MARSHALL COUNTY, Ala. -- There are many historic sites on the Tennessee Valley Authority's property and TVA officials say there are issues with people damaging or taking things from those places, and that's against the law.
"We have over 11,500 archeological sites on TVA property," said TVA Senior Archaeological Specialist Erin Pritchard.
One of the more significant sites is in Marshall County, on the Tennessee River. "Painted Bluff has a number, probably over 100 rock art images," Pritchard explained, "The Native American stuff we think probably dates to at least 600 years old or older. Some of these images probably date to before that time."

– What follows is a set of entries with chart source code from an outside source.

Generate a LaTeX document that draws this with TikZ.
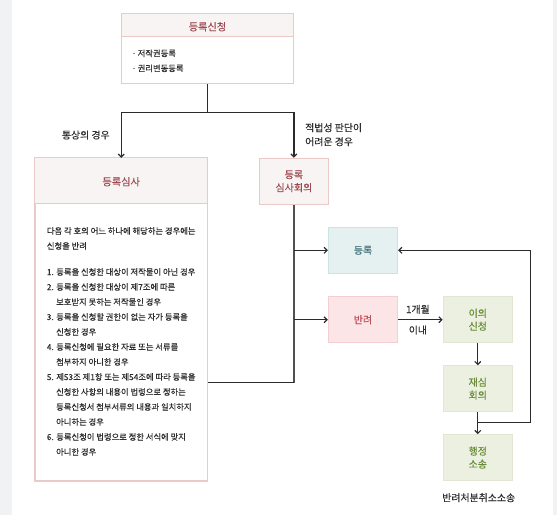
\documentclass[tikz,border=0pt]{standalone}
\usepackage{fontspec}
\setmainfont{Noto Sans CJK KR}[BoldFont=Noto Sans CJK KR,BoldFeatures={FakeBold=0.3}]
\usetikzlibrary{arrows.meta,calc}
\definecolor{stripgray}{HTML}{F1F2F4}
\definecolor{pinkline}{HTML}{EBC9C7}
\definecolor{headfill}{HTML}{F8F4F3}
\definecolor{titlered}{HTML}{9E4A52}
\definecolor{bodytext}{HTML}{2E2E2E}
\definecolor{regfill}{HTML}{E5F0F1}
\definecolor{regline}{HTML}{CBE3E3}
\definecolor{regtext}{HTML}{3E6E77}
\definecolor{rejfill}{HTML}{FCE5E6}
\definecolor{rejline}{HTML}{F4CED1}
\definecolor{rejtext}{HTML}{BF4F5B}
\definecolor{grnfill}{HTML}{EBF0E0}
\definecolor{grnline}{HTML}{E0E8D3}
\definecolor{grntext}{HTML}{6A8C3A}
\definecolor{linecol}{HTML}{2B2B2B}
\definecolor{buscol}{HTML}{505050}
\tikzset{
  panel/.style={draw=pinkline,line width=0.9pt,fill=white,inner sep=0pt},
  smallbox/.style={minimum width=69.3pt,minimum height=46pt,inner sep=0pt,align=center,
    font=\fontsize{10}{13}\selectfont\bfseries},
  revbox/.style={smallbox,draw=pinkline,line width=0.9pt,fill=headfill,text=titlered},
  regbox/.style={smallbox,draw=regline,line width=0.9pt,fill=regfill,text=regtext},
  rejbox/.style={smallbox,draw=rejline,line width=0.9pt,fill=rejfill,text=rejtext},
  grnbox/.style={smallbox,draw=grnline,line width=0.9pt,fill=grnfill,text=grntext},
  titletxt/.style={text=titlered,font=\fontsize{10.2}{12}\selectfont\bfseries,inner sep=0pt},
  bodytxt/.style={text=bodytext,font=\fontsize{8.3}{15}\selectfont\bfseries,inner sep=0pt},
  lbl/.style={text=bodytext,font=\fontsize{9.9}{14}\selectfont\bfseries,inner sep=0pt},
  conn/.style={draw=linecol,line width=1.2pt},
  arr/.style={conn,-{Straight Barb[length=3pt,width=6pt]}},
}
\begin{document}
\begin{tikzpicture}[x=1pt,y=-1pt]
\useasboundingbox (0,0) rectangle (557,515);
\fill[white] (0,0) rectangle (557,515);
\fill[stripgray] (0,0) rectangle (11.7,515);
\fill[stripgray] (553,0) rectangle (557,515);

% top box
\node[panel,minimum width=171.6pt,minimum height=69pt] (req) at (207.5,48.8) {};
\fill[headfill] (req.north west) rectangle ($(req.north east)+(0,23)$);
\draw[pinkline,line width=0.9pt] (req.north west) rectangle (req.south east);
\draw[pinkline,line width=0.9pt] ($(req.north west)+(0,23)$) -- ($(req.north east)+(0,23)$);
\node[titletxt] (reqt) at (207.5,26.7) {등록신청};
\node[bodytxt,anchor=west] (reqb1) at (131.5,53.3) {·\,저작권등록};
\node[bodytxt,anchor=west] (reqb2) at (131.5,68.3) {·\,권리변동등록};

% exam box
\node[panel,minimum width=172.3pt,minimum height=322.4pt] (exam) at (121.2,319.5) {};
\fill[headfill] (exam.north west) rectangle ($(exam.north east)+(0,46)$);
\draw[pinkline,line width=0.9pt] (exam.north west) rectangle (exam.south east);
\draw[pinkline,line width=0.9pt] ($(exam.north west)+(0,46)$) -- ($(exam.north east)+(0,46)$);
\node[titletxt] (examt) at (121.2,181.7) {등록심사};
\node[bodytxt,anchor=north west,align=left] (examb) at (46.7,227.0) {%
다음 각 호의 어느 하나에 해당하는 경우에는\\
신청을 반려\\[11pt]
1. 등록을 신청한 대상이 저작물이 아닌 경우\\
2. 등록을 신청한 대상이 제7조에 따른\\
\hspace*{9.3pt}보호받지 못하는 저작물인 경우\\
3. 등록을 신청할 권한이 없는 자가 등록을\\
\hspace*{9.3pt}신청한 경우\\
4. 등록신청에 필요한 자료 또는 서류를\\
\hspace*{9.3pt}첨부하지 아니한 경우\\
5. 제53조 제1항 또는 제54조에 따라 등록을\\
\hspace*{9.3pt}신청한 사항의 내용이 법령으로 정하는\\
\hspace*{9.3pt}등록신청서 첨부서류의 내용과 일치하지\\
\hspace*{9.3pt}아니하는 경우\\
6. 등록신청이 법령으로 정한 서식에 맞지\\
\hspace*{9.3pt}아니한 경우};

% review board
\node[revbox] (rev) at (293.9,181.2) {등록\\심사회의};

% outcome boxes
\node[regbox] (reg) at (363,250.3) {등록};
\node[rejbox] (rej) at (363,319.7) {반려};
\node[grnbox] (obj) at (477.8,319.7) {이의\\신청};
\node[grnbox] (recon) at (477.8,388.7) {재심\\회의};
\node[grnbox] (suit) at (477.8,457.6) {행정\\소송};
\node[lbl] (suitl) at (478.7,497.7) {반려처분취소소송};

% labels
\node[lbl] (normal) at (85.8,135) {통상의 경우};
\node[lbl,anchor=west,align=left] (hard) at (305,134.7) {적법성 판단이\\어려운 경우};

% connectors
\coordinate (split) at (207.5,112.7);
\draw[conn] (req.south) -- (split);
\draw[arr] (split) -| (exam.north);
\draw[arr] (split) -| (rev.north);

\coordinate (bus) at (293.9,382.7);
\draw[conn,draw=buscol,line width=1.5pt] (rev.south) -- (bus);
\draw[conn] (exam.east |- bus) -- (bus);
\draw[arr] (rev.south |- reg.west) -- (reg.west);
\draw[arr] (rev.south |- rej.west) -- (rej.west);

\draw[arr] (rej.east) -- (obj.west)
  node[lbl,midway,yshift=10.4pt,xshift=-2.5pt] (month) {1개월}
  node[lbl,midway,yshift=-10.3pt,xshift=-2.5pt] (within) {이내};
\draw[arr] (obj.south) -- (recon.north);
\draw[arr] (recon.south) -- (suit.north);
\coordinate (fb) at (477.8,422.7);
\coordinate (fbc) at (530.7,422.7);
\draw[arr] (fb) -- (fbc) |- (reg.east);
\end{tikzpicture}
\end{document}
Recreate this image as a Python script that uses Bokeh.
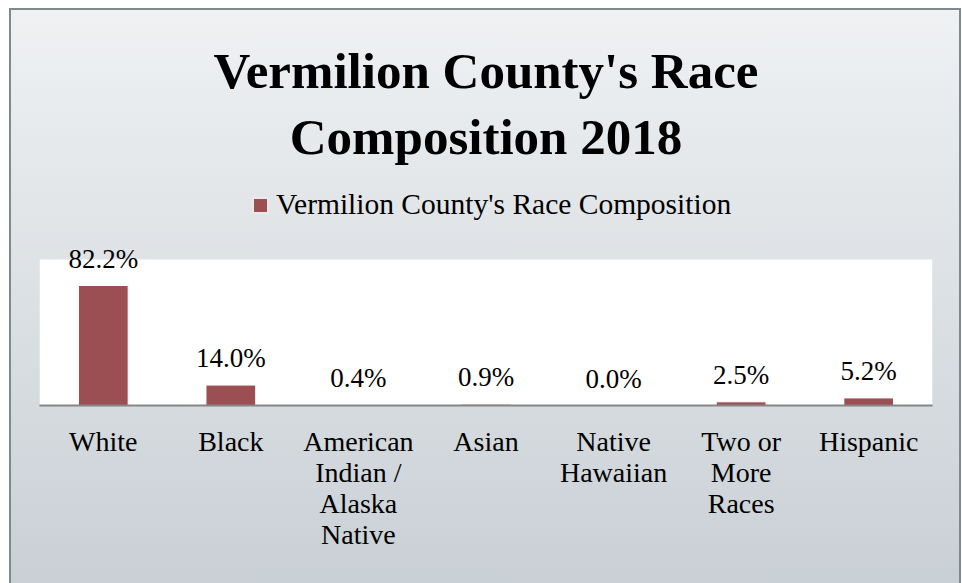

The large bluff juts out of the Tennessee River, down from the Guntersville Dam. A short hike takes a visitor to a ledge where bright crimson images from another era are visible. There are also signatures dating back generations, some from the 1800s.
It's a special place, but Pritchard knows first hand not everyone views it that way. She and other crews spent countless hours chipping away at graffiti, painstakingly preserving the art underneath, trying to repair damage.
Pritchard pointed to an image of a hummingbird. "Part of Sonia's name was right around it," she said, talking about graffiti. They were able to remove that name from the bluff. Some images can't be recovered, though. TVA works with local communities to raise awareness and help protect the sites.
"It is illegal to come on to TVA property and remove artifacts and damage them, but unfortunately we continue to have a problem with people doing that on our property," Pritchard said.
TVA property is federal property and there are many laws that protect archaeological sites there.
"We do work with the U.S. Attorney's Office to prosecute those people for doing those types of damage to archaeological sites," Pritchard added.
She said TVA wants people to enjoy the properties, but do it with respect, and leave it as it is. If you see anything suspicious, call TVA Police.